Your instructions: Skip all pictures, then copy the lines from the start of the data through the line with "from matplotlib import pyplot as plt", keeping both ends.
********************
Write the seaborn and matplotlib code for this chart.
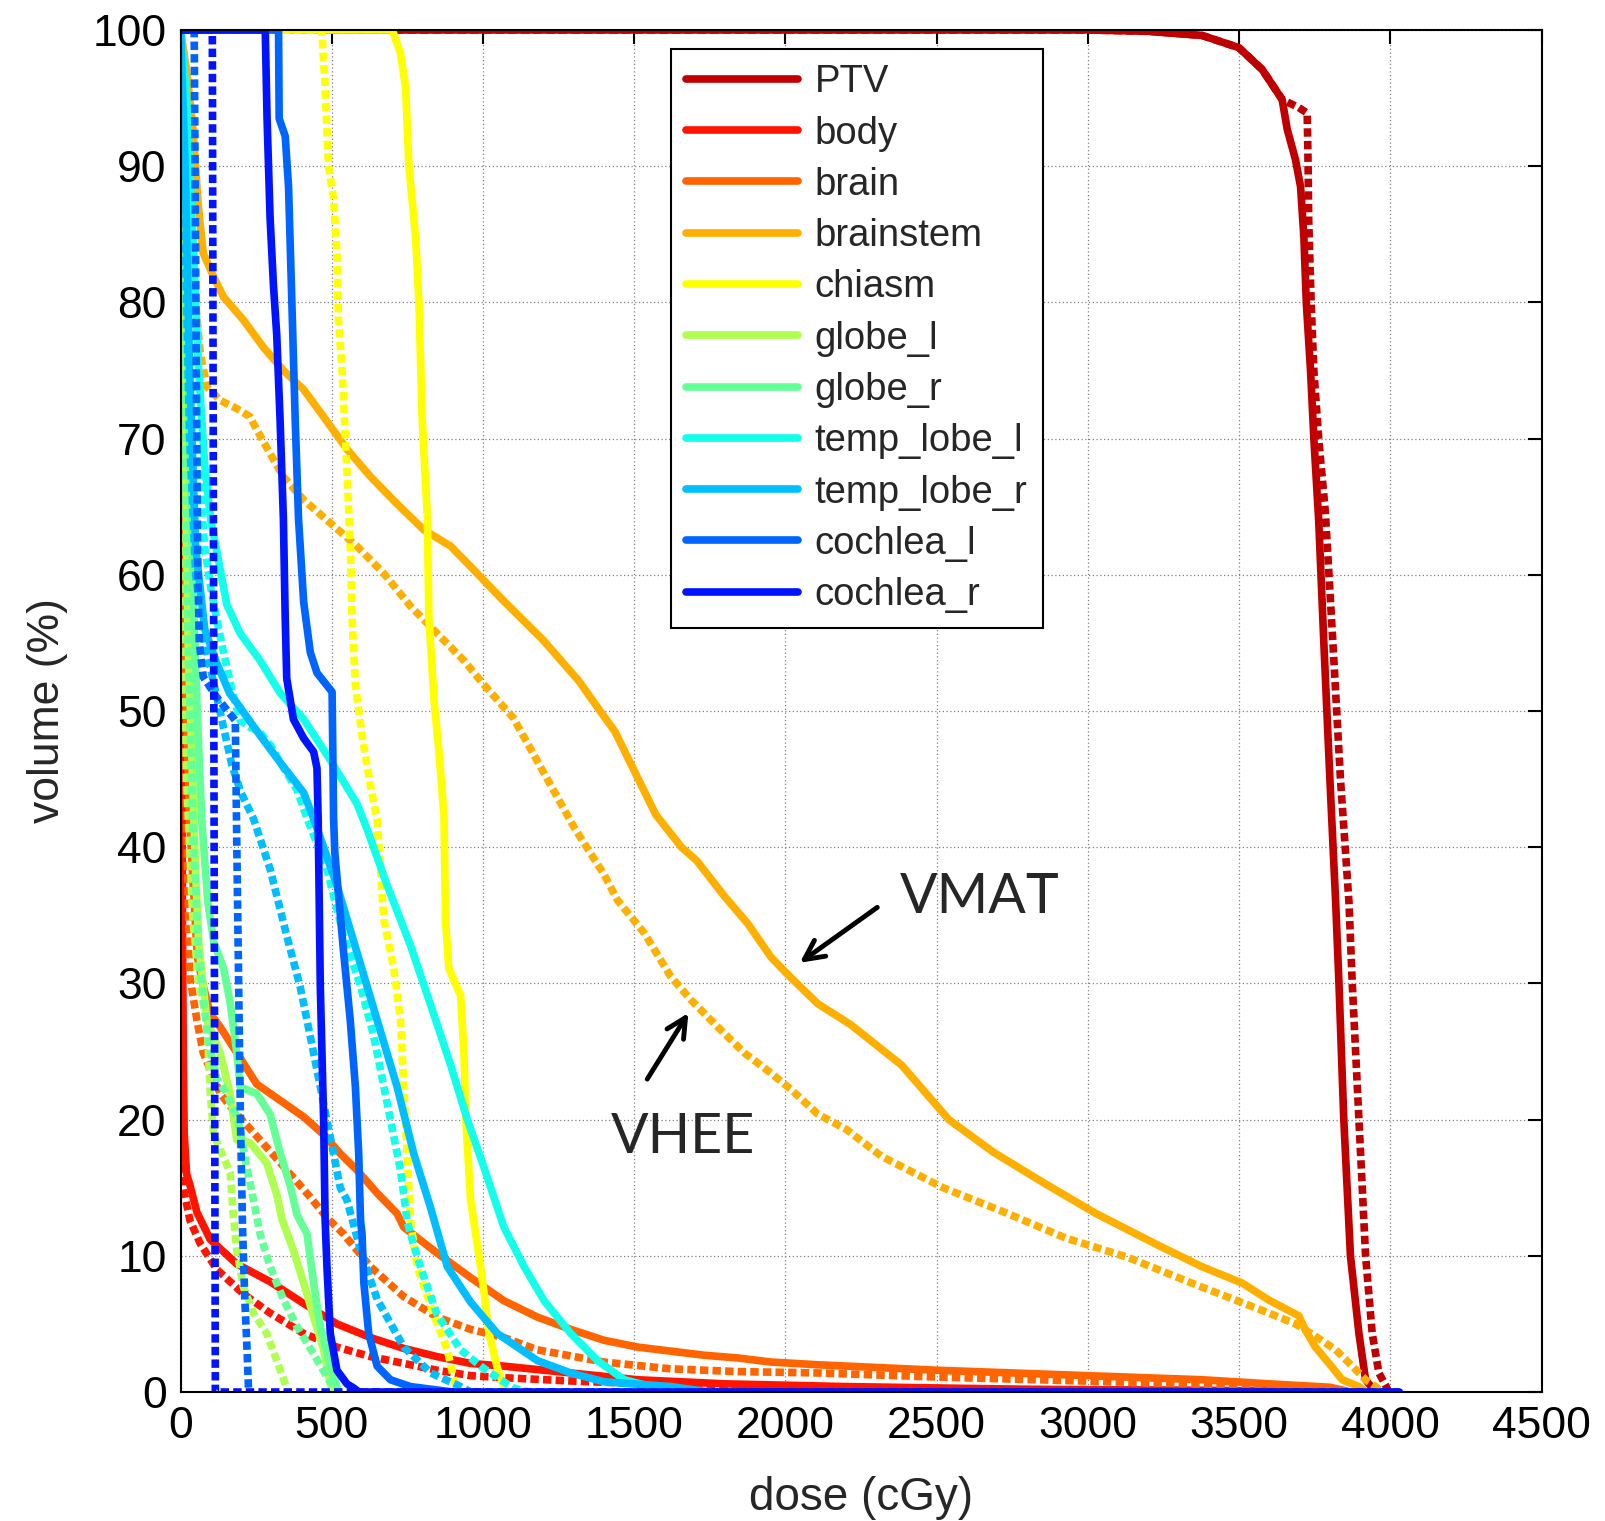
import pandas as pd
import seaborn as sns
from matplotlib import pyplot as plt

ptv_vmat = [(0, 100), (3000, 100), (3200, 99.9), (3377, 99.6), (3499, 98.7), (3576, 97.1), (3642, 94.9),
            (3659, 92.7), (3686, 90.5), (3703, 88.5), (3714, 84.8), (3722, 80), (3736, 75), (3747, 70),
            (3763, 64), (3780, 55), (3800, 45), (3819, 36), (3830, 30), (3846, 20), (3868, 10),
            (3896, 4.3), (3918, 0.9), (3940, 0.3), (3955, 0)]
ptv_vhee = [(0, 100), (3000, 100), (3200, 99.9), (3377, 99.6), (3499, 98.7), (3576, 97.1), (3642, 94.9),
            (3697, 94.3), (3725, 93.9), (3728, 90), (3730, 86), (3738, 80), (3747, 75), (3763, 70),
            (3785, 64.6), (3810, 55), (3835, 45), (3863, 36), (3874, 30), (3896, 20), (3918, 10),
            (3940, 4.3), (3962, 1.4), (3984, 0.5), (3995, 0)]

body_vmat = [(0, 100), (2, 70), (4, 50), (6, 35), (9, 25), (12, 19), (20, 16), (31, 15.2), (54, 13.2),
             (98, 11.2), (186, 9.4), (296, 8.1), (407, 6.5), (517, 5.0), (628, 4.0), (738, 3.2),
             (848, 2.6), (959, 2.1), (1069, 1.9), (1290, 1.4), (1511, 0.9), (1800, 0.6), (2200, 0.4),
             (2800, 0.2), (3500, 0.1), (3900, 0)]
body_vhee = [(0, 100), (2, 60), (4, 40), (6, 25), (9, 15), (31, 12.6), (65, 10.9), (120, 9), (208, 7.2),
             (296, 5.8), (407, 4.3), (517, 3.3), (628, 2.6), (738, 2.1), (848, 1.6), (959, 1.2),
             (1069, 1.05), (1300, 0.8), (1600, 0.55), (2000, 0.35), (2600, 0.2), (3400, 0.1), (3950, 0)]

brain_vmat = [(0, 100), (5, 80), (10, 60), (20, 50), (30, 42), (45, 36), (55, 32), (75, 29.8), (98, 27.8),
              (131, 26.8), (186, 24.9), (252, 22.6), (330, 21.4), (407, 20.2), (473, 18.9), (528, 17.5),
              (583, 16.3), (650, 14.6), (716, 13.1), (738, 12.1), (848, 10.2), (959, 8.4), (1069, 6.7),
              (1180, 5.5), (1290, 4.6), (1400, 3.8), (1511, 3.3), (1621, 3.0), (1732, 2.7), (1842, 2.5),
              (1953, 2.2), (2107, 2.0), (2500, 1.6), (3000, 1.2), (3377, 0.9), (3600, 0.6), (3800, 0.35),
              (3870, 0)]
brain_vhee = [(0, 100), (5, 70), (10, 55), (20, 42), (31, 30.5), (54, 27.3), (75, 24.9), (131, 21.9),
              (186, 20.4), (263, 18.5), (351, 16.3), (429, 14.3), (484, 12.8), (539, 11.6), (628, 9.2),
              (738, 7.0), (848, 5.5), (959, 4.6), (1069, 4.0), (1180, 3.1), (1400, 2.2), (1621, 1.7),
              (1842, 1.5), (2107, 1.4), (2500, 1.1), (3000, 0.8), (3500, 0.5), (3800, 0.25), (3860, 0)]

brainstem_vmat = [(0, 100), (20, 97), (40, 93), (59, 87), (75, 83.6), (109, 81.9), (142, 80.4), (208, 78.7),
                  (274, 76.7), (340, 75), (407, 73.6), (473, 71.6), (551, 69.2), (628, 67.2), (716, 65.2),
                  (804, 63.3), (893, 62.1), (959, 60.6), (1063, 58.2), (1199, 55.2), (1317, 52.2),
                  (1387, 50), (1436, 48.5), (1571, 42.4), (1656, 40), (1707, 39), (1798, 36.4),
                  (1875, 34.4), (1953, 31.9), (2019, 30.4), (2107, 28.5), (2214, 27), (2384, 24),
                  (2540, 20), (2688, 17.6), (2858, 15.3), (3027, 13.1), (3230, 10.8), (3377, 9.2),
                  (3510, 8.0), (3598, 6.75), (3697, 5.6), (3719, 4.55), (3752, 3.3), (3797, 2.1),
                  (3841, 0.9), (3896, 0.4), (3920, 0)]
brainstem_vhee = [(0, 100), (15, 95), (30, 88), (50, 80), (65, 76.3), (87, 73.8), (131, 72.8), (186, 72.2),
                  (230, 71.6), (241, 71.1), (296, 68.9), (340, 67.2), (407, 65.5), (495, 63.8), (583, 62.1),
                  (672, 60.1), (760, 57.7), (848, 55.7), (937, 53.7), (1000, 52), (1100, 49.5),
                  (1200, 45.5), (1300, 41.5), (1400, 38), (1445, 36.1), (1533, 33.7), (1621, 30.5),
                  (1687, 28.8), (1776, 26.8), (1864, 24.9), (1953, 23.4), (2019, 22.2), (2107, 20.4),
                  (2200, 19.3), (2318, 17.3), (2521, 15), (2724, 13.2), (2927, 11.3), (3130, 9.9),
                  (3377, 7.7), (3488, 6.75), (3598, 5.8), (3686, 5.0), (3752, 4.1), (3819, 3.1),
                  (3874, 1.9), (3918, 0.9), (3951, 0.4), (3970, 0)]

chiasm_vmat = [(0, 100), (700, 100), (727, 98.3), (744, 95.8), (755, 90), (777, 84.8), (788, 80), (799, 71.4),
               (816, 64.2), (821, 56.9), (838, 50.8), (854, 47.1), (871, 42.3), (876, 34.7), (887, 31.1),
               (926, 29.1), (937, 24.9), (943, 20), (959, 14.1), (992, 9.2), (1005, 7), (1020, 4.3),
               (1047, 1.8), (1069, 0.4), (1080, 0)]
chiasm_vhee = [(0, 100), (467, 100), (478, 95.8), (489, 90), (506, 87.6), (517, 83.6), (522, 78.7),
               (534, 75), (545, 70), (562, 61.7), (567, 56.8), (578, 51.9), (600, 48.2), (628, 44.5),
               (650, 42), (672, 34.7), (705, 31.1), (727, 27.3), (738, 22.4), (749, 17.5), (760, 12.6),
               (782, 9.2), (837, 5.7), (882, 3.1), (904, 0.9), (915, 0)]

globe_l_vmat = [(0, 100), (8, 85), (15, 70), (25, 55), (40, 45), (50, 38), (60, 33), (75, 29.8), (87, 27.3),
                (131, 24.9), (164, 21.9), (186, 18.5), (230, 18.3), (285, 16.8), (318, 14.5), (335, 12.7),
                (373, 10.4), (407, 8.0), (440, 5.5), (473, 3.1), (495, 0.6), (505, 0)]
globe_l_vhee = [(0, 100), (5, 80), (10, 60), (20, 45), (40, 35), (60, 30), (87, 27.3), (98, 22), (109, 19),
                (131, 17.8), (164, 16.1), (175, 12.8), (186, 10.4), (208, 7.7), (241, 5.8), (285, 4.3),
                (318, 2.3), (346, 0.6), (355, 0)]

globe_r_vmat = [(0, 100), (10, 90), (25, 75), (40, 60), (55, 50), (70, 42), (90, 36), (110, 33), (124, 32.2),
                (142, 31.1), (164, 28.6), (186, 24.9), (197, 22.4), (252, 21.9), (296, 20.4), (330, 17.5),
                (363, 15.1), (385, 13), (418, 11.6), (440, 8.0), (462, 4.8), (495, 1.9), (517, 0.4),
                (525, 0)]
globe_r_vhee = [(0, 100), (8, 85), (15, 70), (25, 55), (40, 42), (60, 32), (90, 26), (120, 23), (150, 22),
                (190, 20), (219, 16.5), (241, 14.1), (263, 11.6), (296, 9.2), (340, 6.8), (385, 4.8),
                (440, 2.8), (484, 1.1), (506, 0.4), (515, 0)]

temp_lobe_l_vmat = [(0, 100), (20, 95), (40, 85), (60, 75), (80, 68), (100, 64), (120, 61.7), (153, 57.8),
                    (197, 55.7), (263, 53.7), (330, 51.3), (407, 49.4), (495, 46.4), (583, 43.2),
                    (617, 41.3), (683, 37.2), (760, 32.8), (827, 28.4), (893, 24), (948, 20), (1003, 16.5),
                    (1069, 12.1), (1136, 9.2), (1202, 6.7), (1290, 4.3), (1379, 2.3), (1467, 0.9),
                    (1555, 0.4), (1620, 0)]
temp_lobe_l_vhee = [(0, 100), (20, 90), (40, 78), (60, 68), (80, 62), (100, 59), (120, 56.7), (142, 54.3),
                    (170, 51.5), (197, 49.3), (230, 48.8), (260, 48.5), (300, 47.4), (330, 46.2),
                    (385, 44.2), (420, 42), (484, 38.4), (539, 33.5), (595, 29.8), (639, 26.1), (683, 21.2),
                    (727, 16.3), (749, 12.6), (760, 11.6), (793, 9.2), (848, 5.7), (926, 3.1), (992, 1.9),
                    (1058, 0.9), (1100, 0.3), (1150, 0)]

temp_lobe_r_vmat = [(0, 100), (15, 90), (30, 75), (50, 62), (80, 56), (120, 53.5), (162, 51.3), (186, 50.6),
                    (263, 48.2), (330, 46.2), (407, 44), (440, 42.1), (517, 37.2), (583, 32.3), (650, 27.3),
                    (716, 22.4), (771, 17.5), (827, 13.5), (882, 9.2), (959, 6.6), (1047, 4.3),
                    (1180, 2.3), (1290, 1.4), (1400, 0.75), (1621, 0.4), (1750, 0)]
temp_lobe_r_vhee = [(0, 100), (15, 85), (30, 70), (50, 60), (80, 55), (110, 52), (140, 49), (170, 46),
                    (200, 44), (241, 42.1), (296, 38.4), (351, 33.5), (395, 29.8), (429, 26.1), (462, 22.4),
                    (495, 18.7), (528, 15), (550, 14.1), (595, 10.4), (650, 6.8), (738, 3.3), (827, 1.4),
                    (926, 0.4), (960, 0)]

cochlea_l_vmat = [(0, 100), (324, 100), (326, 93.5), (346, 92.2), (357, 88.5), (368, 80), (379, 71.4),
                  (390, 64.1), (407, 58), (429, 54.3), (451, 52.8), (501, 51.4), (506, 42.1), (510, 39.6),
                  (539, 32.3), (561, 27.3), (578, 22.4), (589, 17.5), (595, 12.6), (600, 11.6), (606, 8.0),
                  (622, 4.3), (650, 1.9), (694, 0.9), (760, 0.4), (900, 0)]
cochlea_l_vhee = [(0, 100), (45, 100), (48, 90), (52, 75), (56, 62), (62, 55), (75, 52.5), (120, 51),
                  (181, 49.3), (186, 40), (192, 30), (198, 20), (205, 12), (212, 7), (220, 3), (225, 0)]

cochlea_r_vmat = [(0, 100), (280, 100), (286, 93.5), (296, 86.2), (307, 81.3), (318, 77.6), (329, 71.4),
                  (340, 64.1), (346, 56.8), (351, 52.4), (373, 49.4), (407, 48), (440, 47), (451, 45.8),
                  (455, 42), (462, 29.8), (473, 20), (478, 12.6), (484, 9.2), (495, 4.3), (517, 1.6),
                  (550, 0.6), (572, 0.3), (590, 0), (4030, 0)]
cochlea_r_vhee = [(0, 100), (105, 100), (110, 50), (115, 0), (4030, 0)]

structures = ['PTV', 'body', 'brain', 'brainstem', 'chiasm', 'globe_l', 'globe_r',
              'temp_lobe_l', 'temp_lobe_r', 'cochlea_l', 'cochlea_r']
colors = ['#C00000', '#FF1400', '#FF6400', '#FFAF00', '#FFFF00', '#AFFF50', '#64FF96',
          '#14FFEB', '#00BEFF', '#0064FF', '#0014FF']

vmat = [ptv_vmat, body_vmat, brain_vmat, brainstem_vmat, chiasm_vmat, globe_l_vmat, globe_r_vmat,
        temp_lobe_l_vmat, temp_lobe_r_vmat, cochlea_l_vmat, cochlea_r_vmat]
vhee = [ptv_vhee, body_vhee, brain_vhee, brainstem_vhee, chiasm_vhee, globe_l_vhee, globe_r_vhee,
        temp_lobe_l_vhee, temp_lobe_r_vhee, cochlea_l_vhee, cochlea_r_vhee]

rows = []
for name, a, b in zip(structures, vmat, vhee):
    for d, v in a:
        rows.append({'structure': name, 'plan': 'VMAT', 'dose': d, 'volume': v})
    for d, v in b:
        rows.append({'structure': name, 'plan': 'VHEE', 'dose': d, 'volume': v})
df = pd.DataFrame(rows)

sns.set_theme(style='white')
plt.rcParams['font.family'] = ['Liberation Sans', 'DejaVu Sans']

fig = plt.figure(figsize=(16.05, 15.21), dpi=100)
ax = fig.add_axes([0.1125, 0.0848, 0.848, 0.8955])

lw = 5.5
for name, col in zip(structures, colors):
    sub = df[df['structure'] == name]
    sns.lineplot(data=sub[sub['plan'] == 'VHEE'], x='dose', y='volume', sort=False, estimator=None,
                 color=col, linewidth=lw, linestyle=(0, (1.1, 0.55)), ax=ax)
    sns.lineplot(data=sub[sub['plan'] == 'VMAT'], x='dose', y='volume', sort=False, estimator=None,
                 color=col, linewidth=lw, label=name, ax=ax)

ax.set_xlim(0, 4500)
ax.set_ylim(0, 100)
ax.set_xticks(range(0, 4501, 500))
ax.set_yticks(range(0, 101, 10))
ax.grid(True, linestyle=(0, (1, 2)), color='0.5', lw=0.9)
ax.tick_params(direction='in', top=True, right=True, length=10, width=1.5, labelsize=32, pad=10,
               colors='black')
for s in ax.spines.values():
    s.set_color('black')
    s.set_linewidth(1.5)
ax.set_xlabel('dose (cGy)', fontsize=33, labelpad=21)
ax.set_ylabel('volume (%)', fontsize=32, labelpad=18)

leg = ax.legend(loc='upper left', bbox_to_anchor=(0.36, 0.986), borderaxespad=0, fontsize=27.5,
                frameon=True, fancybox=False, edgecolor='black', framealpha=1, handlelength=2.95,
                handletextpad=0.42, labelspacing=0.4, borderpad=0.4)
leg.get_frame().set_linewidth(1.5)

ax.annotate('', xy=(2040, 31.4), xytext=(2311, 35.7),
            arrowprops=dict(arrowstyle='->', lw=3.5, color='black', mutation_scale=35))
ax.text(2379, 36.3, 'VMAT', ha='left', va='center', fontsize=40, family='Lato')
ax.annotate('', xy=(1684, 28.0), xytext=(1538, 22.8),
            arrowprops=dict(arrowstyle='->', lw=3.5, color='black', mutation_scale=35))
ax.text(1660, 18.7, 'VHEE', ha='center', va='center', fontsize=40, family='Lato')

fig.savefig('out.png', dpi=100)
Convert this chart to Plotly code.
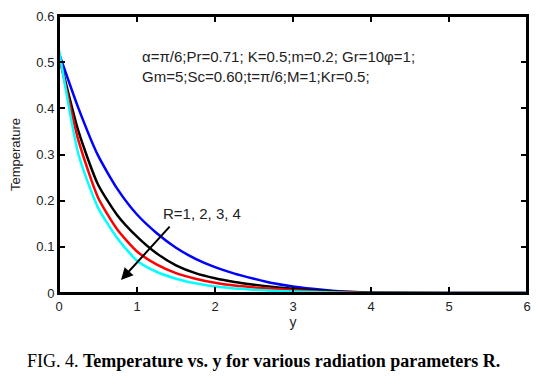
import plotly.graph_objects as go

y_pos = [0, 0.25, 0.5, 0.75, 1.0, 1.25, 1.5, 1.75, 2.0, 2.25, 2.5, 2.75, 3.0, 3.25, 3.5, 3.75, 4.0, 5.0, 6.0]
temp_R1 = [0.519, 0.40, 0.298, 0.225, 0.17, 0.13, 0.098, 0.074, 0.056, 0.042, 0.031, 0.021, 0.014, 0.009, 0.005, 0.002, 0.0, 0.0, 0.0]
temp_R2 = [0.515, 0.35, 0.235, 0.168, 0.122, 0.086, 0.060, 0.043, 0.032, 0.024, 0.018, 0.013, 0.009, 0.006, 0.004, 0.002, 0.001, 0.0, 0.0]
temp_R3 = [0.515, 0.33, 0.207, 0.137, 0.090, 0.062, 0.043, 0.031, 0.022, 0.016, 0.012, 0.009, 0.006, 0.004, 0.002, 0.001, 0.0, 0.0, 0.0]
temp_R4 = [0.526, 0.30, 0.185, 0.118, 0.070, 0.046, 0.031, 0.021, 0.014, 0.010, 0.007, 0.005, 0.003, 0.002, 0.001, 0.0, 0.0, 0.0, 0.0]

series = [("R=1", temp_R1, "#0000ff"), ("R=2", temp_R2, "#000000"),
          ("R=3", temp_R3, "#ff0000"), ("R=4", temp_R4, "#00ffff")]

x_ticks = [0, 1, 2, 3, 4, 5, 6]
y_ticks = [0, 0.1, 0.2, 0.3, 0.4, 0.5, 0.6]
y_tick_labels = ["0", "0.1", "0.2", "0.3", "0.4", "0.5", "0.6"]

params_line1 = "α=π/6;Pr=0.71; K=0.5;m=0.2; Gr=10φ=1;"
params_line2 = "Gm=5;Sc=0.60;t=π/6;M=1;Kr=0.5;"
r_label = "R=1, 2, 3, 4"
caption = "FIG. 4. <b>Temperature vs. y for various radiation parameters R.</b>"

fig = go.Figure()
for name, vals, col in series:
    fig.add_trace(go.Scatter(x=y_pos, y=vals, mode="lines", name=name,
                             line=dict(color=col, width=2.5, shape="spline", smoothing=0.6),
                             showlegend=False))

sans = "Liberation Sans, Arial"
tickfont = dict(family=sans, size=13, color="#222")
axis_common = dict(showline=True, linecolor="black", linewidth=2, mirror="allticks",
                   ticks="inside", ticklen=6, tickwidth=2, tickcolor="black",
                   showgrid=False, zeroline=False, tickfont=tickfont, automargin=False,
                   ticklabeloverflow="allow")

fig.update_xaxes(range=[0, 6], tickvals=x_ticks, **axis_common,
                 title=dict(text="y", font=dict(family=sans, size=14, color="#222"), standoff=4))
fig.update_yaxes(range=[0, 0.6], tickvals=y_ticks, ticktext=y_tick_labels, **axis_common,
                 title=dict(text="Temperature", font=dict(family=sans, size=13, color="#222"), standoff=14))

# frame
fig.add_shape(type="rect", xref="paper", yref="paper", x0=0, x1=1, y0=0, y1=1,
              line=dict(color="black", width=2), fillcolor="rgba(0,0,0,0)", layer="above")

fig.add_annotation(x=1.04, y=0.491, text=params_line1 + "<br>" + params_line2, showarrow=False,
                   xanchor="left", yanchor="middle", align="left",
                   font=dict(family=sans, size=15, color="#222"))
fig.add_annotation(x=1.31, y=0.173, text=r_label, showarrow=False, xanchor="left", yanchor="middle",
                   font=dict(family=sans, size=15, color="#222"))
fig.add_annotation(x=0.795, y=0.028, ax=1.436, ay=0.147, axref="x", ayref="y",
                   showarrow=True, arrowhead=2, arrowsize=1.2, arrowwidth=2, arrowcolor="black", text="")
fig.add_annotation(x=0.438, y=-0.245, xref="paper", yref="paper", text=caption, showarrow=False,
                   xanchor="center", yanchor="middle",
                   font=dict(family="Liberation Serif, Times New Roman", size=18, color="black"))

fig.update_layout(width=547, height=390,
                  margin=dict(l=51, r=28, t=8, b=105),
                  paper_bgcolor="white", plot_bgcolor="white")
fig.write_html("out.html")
********************
Written response:
Write the seaborn and matplotlib code for this chart.
import pandas as pd
import seaborn as sns
from matplotlib import pyplot as plt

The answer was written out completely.